# Given exercise:
Give back, exactly as it appears, the run of lines opening with the one containing "Emit a Python" and closing with the one containing "y_ticks = [0, 10, 20, 30, 40, 50, 60]". Nothing outside that run should appear.

# Recorded data:

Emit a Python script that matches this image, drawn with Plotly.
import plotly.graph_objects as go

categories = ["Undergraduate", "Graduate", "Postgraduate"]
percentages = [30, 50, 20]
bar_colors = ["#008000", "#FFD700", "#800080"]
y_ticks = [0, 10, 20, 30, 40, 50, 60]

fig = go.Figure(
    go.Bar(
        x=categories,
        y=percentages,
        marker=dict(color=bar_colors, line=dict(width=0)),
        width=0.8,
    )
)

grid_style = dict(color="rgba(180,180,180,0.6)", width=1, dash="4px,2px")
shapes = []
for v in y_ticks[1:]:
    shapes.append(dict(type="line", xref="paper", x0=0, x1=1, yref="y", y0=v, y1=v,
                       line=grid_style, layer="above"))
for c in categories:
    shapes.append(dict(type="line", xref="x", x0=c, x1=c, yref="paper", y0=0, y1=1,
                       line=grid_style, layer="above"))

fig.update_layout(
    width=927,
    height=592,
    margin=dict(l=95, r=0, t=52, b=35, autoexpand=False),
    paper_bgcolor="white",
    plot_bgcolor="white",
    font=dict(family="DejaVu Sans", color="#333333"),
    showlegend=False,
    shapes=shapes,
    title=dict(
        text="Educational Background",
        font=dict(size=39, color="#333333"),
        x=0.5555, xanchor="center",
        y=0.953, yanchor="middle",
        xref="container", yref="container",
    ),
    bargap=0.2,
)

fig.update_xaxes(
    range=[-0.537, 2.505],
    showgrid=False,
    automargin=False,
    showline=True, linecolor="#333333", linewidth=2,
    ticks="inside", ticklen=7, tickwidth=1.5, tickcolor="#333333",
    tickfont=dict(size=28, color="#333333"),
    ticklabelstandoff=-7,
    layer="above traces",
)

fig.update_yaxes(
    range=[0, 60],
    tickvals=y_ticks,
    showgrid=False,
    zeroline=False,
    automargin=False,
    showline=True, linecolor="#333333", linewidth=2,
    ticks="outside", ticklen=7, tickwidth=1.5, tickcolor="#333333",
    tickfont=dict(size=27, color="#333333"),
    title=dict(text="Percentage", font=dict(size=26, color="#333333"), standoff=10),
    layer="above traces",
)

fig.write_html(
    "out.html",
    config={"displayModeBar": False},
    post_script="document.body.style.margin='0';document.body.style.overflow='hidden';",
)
---
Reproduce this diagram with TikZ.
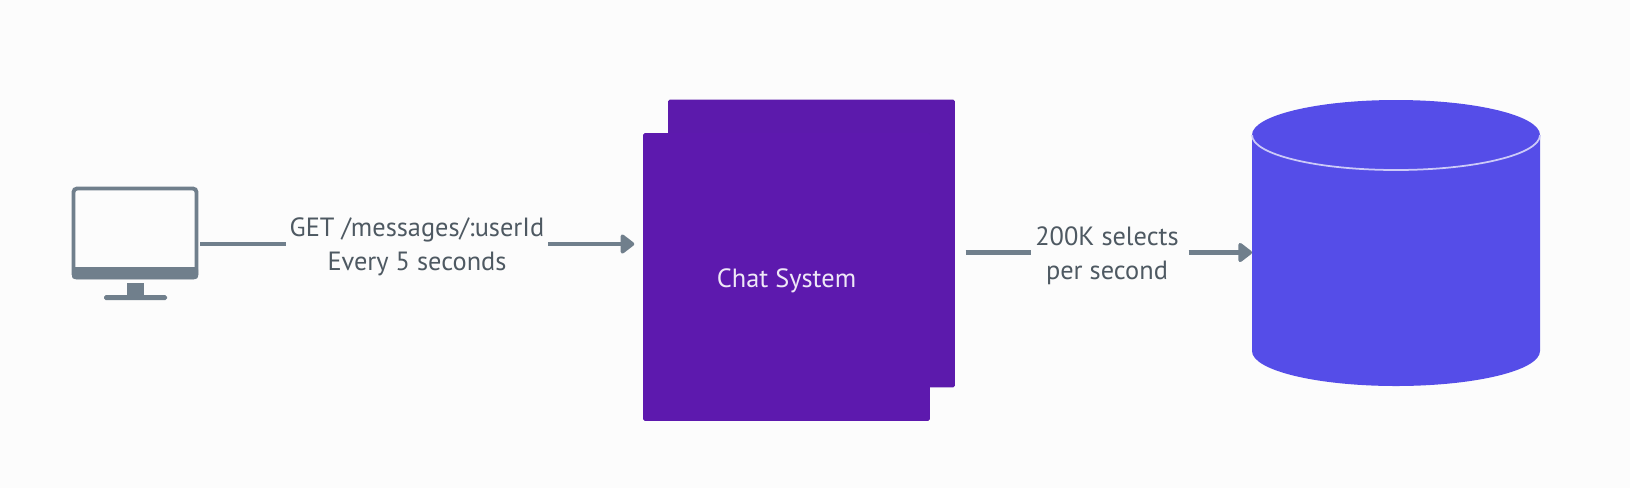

# Output:
Emit a Python script that matches this image, drawn with Plotly.
import plotly.graph_objects as go

categories = ["Undergraduate", "Graduate", "Postgraduate"]
percentages = [30, 50, 20]
bar_colors = ["#008000", "#FFD700", "#800080"]
y_ticks = [0, 10, 20, 30, 40, 50, 60]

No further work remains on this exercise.